Aux Cayes, la troisième ville du pays, des vidéos d’accrochages et de coups de feu tirés par des policiers de l’UDMO ont inondé la toile. La situation sécuritaire ne s’est pas améliorée. Le dépôt d’un supermarché non loin de carrefour Quatre Chemins a été attaqué et pillé. Il y a des voleurs dans les rangs des manifestants, a déploré un citoyen de la ville qui répondait en direct aux questions des présentatrices du journal de 5 heures p.m. de radio Vision 2000.
A Port-au-Prince, tôt dans la matinée, la circulation a été invisible. Le gros et le petit commerce ont trinqué. Des gagne-petits incapables de tenir financièrement ont sondé des rues vides. En milieu de journée, au Canapé-Vert, à Pétion-Ville, les rares camionnettes visibles au petit matin se sont garées. Non loin de l’ancien cimetière, une manifestation de quelques dizaines de personnes a été observée par un reporter du Nouvelliste.
Au plan politique, l’annonce du président Jovenel Moïse de « poursuivre » le dialogue, d’agir pour rétablir la sécurité et mettre en place des programmes sociaux n’a pas été attrapé au vol.
Pour les principales figures de l’opposition, le président Jovenel Moïse appartient au passé. Au présent, en revanche, c’est l’armement, la tenue des agents de l’USGPN, ceux placés dans le dos du chef de la police, Michel-Ange Gédéon, qui a fait couler beaucoup de salive dans un contexte où l’opposition politique n’en finit pas de dénoncer des morts dans ses rangs et la présence d’escadrons de la mort mis en place par le régime. Le chef de la police qui a indiqué, sur radio Caraïbes, ne pas être au courant de la dotation d’équipements roulant, d’armes dont des mitrailleuses M 60 a tapé du poing sur la table. Michel-Ange Gédéon a mis hors jeu les éléments de l’USGPN dans la prise en charge des manifestations, des opérations de maintien d’ordre.

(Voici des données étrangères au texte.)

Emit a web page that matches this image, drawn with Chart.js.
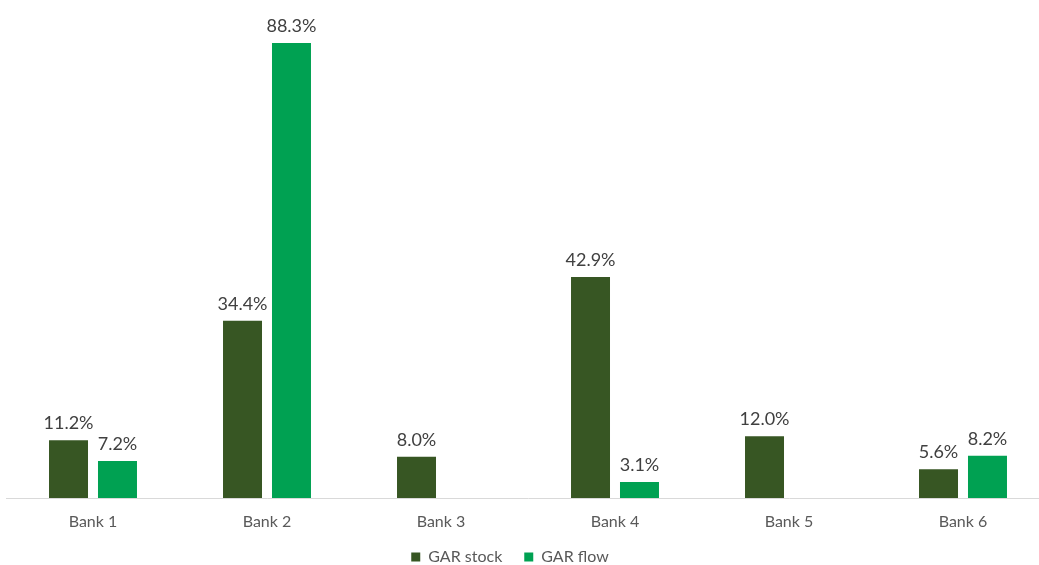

Sur Vision 2000, si Jude Charles Faustin, conseiller au palais national a estimé que cela n’a rien d’anormale et que c’est le secrétaire général du palais qui s’occupe en général de tout ce qui est logistique pour la sécurité présidentielle, l’ex-ministre la justice, Paul Denis a estimé que « c’est une situation extrêmement grave qui peut déboucher sur une catastrophe ». « Il faut mettre de l’ordre dans cette situation », a poursuivi Paul Denis, soulignant que la population doit savoir et connaitre sans difficultés les policiers appelés à la protéger. « On n’est pas loin de dire que des zenglendos, des attachés sont dans les rues. La déclaration du directeur général de la police, à mon avis, interpelle directement le président de la République et le président a une réponse à donner. Au niveau du Conseil supérieur de la police nationale d’Haïti, en discussion avec le Premier ministre, il y a de l’ordre à mettre dans ce désordre. C’est un bordel. Cela ne peut donner des résultats attendus par des citoyens.